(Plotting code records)
* Start *

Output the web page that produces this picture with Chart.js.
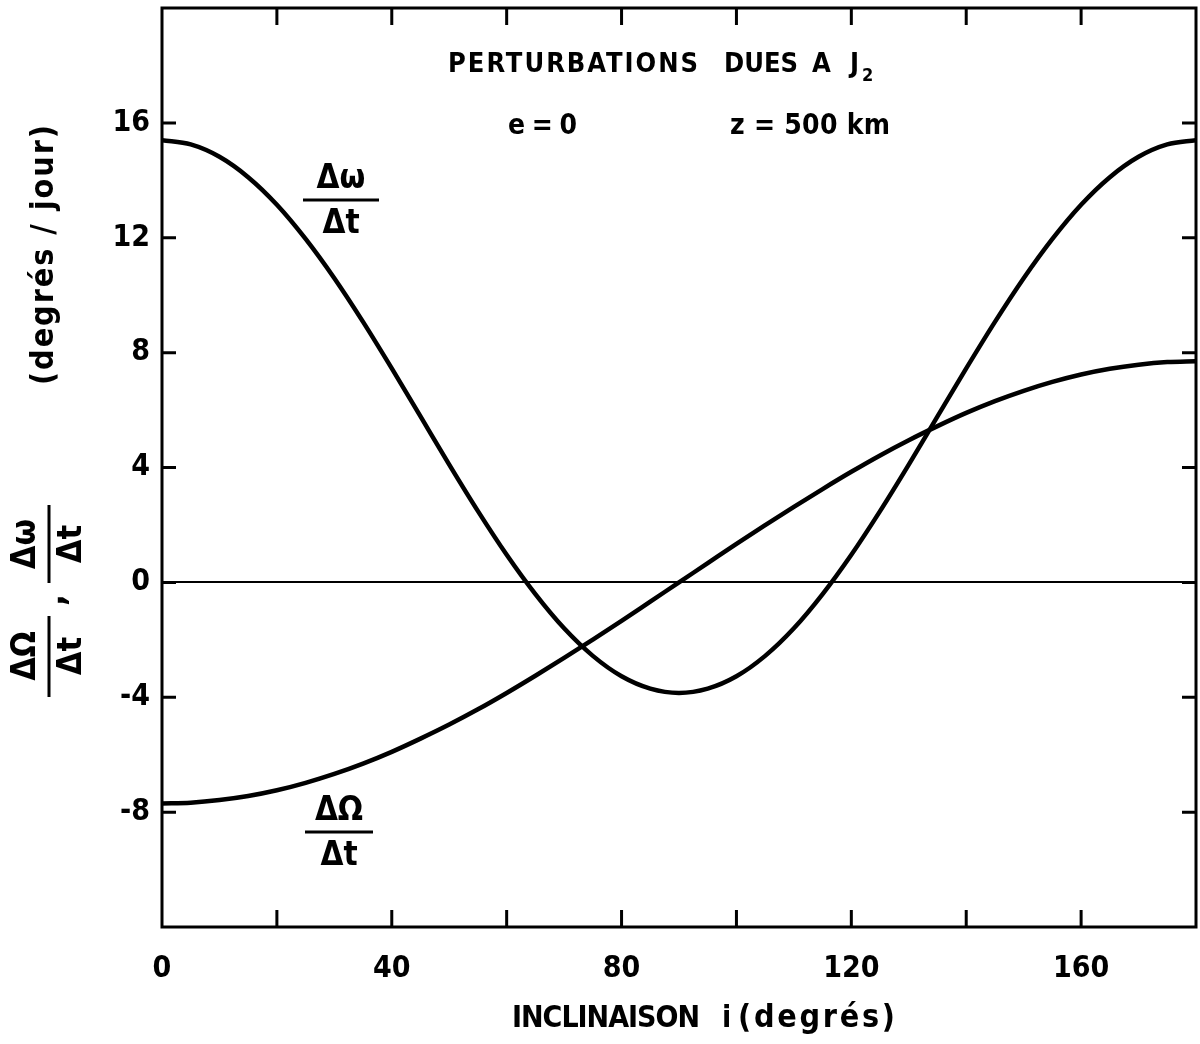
<!DOCTYPE html>
<html>
<head>
<meta charset="utf-8">
<script src="https://cdn.jsdelivr.net/npm/chart.js@4.4.0/dist/chart.umd.min.js"></script>
<style>
  html, body { margin: 0; padding: 0; background: #fff; }
  #wrap { width: 1200px; height: 1044px; }
</style>
</head>
<body>
<div id="wrap"><canvas id="perturbations-chart" width="1200" height="1044"></canvas></div>
<script>
// Perturbations dues a J2 -- e = 0, z = 500 km

// inclinaison i (degres)
const inclinaison = [
  0, 5, 10, 15, 20, 25, 30, 35, 40, 45, 50, 55, 60, 65, 70, 75, 80, 85, 90,
  95, 100, 105, 110, 115, 120, 125, 130, 135, 140, 145, 150, 155, 160, 165, 170, 175, 180
];

// d(omega)/dt, degres / jour
const perigeeRate = [
  15.40, 15.25, 14.82, 14.11, 13.15, 11.96, 10.59, 9.07, 7.45, 5.78, 4.10, 2.48, 0.96, -0.41, -1.60, -2.56, -3.27, -3.70, -3.85,
  -3.70, -3.27, -2.56, -1.60, -0.41, 0.96, 2.48, 4.10, 5.78, 7.45, 9.07, 10.59, 11.96, 13.15, 14.11, 14.82, 15.25, 15.40
];

// d(Omega)/dt, degres / jour
const nodeRate = [
  -7.70, -7.67, -7.58, -7.44, -7.24, -6.98, -6.67, -6.31, -5.90, -5.44, -4.95, -4.42, -3.85, -3.25, -2.63, -1.99, -1.34, -0.67, 0.00,
  0.67, 1.34, 1.99, 2.63, 3.25, 3.85, 4.42, 4.95, 5.44, 5.90, 6.31, 6.67, 6.98, 7.24, 7.44, 7.58, 7.67, 7.70
];

const xLabels = [0, 40, 80, 120, 160];
const yLabels = [16, 12, 8, 4, 0, -4, -8];

const FONT = '"DejaVu Sans Condensed", "Liberation Sans Narrow", "DejaVu Sans", sans-serif';
const INK = '#000';

function toPoints(xs, ys) {
  return xs.map((x, i) => ({ x: x, y: ys[i] }));
}

// draw text left-aligned from x0, spaced out so it ends at x1
function spread(ctx, text, x0, x1, y) {
  ctx.letterSpacing = '0px';
  const w = ctx.measureText(text).width;
  const ls = (x1 - x0 - w) / Math.max(text.length - 1, 1);
  ctx.letterSpacing = ls.toFixed(2) + 'px';
  ctx.textAlign = 'left';
  ctx.fillText(text, x0, y);
  ctx.letterSpacing = '0px';
}

// frame + inward ticks on all four sides
const framePlugin = {
  id: 'frame',
  afterDatasetsDraw(chart) {
    const ctx = chart.ctx;
    const { left, right, top, bottom } = chart.chartArea;
    const xs = chart.scales.x;
    const ys = chart.scales.y;
    ctx.save();
    ctx.strokeStyle = INK;
    ctx.lineWidth = 3;
    ctx.strokeRect(left, top, right - left, bottom - top);

    ctx.beginPath();
    xs.ticks.forEach(t => {
      if (t.value <= xs.min || t.value >= xs.max) return;
      const px = xs.getPixelForValue(t.value);
      ctx.moveTo(px, bottom); ctx.lineTo(px, bottom - 17);
      ctx.moveTo(px, top); ctx.lineTo(px, top + 17);
    });
    ys.ticks.forEach(t => {
      if (t.value <= ys.min || t.value >= ys.max) return;
      const py = ys.getPixelForValue(t.value);
      ctx.moveTo(left, py); ctx.lineTo(left + 14, py);
      ctx.moveTo(right, py); ctx.lineTo(right - 14, py);
    });
    ctx.stroke();
    ctx.restore();
  },
  afterDraw(chart) {
    const ctx = chart.ctx;
    ctx.save();
    ctx.fillStyle = INK;
    ctx.strokeStyle = INK;
    ctx.textBaseline = 'middle';

    // title block
    ctx.font = 'bold 27px ' + FONT;
    spread(ctx, 'PERTURBATIONS', 448, 698, 65);
    ctx.textAlign = 'left';
    ctx.fillText('DUES', 724, 65);
    ctx.fillText('A', 812, 65);
    ctx.fillText('J', 850, 65);
    ctx.font = 'bold 18px ' + FONT;
    ctx.fillText('2', 862, 76);
    ctx.font = 'bold 28px ' + FONT;
    spread(ctx, 'e = 0', 508, 577, 127);
    spread(ctx, 'z = 500 km', 730, 890, 127);

    // curve labels (fractions)
    const fraction = (cx, cy, num, den, w) => {
      ctx.textAlign = 'center';
      ctx.font = 'bold 33px ' + FONT;
      ctx.fillText(num, cx, cy - 21);
      ctx.fillText(den, cx, cy + 24);
      ctx.lineWidth = 3;
      ctx.beginPath();
      ctx.moveTo(cx - w / 2, cy); ctx.lineTo(cx + w / 2, cy);
      ctx.stroke();
    };
    fraction(341, 200, 'Δω', 'Δt', 76);
    fraction(339, 832, 'ΔΩ', 'Δt', 68);

    // x axis title
    ctx.font = 'bold 30px ' + FONT;
    spread(ctx, 'INCLINAISON', 512, 700, 1019);
    ctx.textAlign = 'left';
    ctx.fillText('i', 722, 1019);
    ctx.font = 'bold 32px ' + FONT;
    spread(ctx, '(degrés)', 738, 895, 1019);

    // y axis title, rotated
    ctx.translate(45, 0);
    ctx.rotate(-Math.PI / 2);
    ctx.font = 'bold 32px ' + FONT;
    spread(ctx, '(degrés / jour)', -385, -125, 0);
    ctx.textAlign = 'center';
    ctx.font = 'bold 34px ' + FONT;
    ctx.fillText('ΔΩ', -656, -19);
    ctx.fillText('Δt', -656, 27);
    ctx.fillText('Δω', -544, -19);
    ctx.fillText('Δt', -544, 27);
    ctx.fillText(',', -600, 10);
    ctx.lineWidth = 3;
    ctx.beginPath();
    ctx.moveTo(-697, 4); ctx.lineTo(-616, 4);
    ctx.moveTo(-583, 4); ctx.lineTo(-505, 4);
    ctx.stroke();
    ctx.restore();
  }
};

new Chart(document.getElementById('perturbations-chart').getContext('2d'), {
  type: 'line',
  data: {
    datasets: [
      {
        label: 'Δω/Δt',
        data: toPoints(inclinaison, perigeeRate),
        borderColor: INK,
        borderWidth: 4.5,
        pointRadius: 0,
        cubicInterpolationMode: 'monotone',
        fill: false
      },
      {
        label: 'ΔΩ/Δt',
        data: toPoints(inclinaison, nodeRate),
        borderColor: INK,
        borderWidth: 4.5,
        pointRadius: 0,
        cubicInterpolationMode: 'monotone',
        fill: false
      }
    ]
  },
  options: {
    responsive: false,
    animation: false,
    devicePixelRatio: 1,
    layout: { padding: { top: 8, right: 4, bottom: 0, left: 0 } },
    plugins: {
      legend: { display: false },
      tooltip: { enabled: false }
    },
    scales: {
      x: {
        type: 'linear',
        min: 0,
        max: 180,
        afterFit(scale) {
          scale.height = 117;
          scale.paddingLeft = 0;
          scale.paddingRight = 0;
        },
        border: { display: false },
        grid: { display: false, drawTicks: false },
        ticks: {
          stepSize: 20,
          padding: 24,
          color: INK,
          font: { family: FONT, size: 30, weight: 'bold' },
          maxRotation: 0,
          autoSkip: false,
          callback: v => (xLabels.includes(v) ? String(v) : '')
        }
      },
      y: {
        type: 'linear',
        min: -12,
        max: 20,
        afterFit(scale) {
          scale.width = 162;
          scale.paddingTop = 0;
          scale.paddingBottom = 0;
        },
        border: { display: false },
        grid: {
          drawTicks: false,
          color: c => (c.tick && c.tick.value === 0 ? INK : 'rgba(0,0,0,0)'),
          lineWidth: c => (c.tick && c.tick.value === 0 ? 2 : 0)
        },
        ticks: {
          stepSize: 4,
          padding: 12,
          color: INK,
          font: { family: FONT, size: 30, weight: 'bold' },
          autoSkip: false,
          callback: v => (yLabels.includes(v) ? String(v) : '')
        }
      }
    }
  },
  plugins: [framePlugin]
});
</script>
</body>
</html>
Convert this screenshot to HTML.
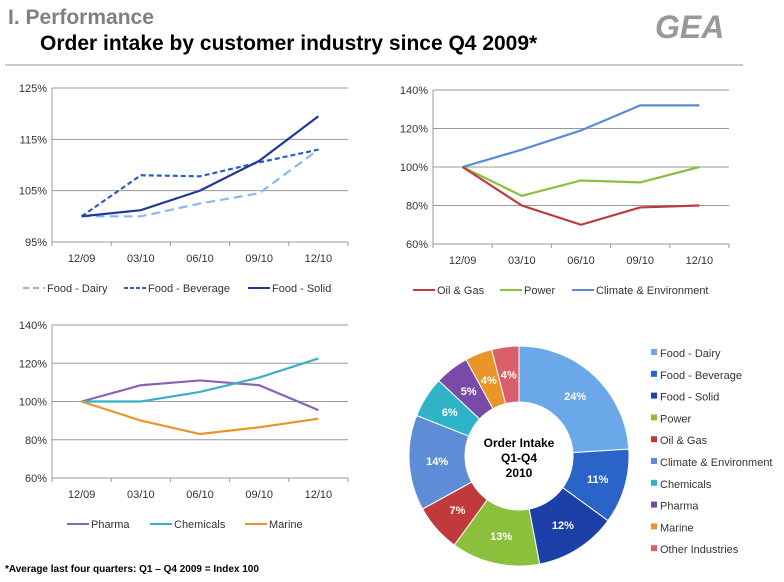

* End *

→ **What you need to do**
Each line of the data that includes the word "this" counts once; report the total and nothing more.

→ **Task solution**
2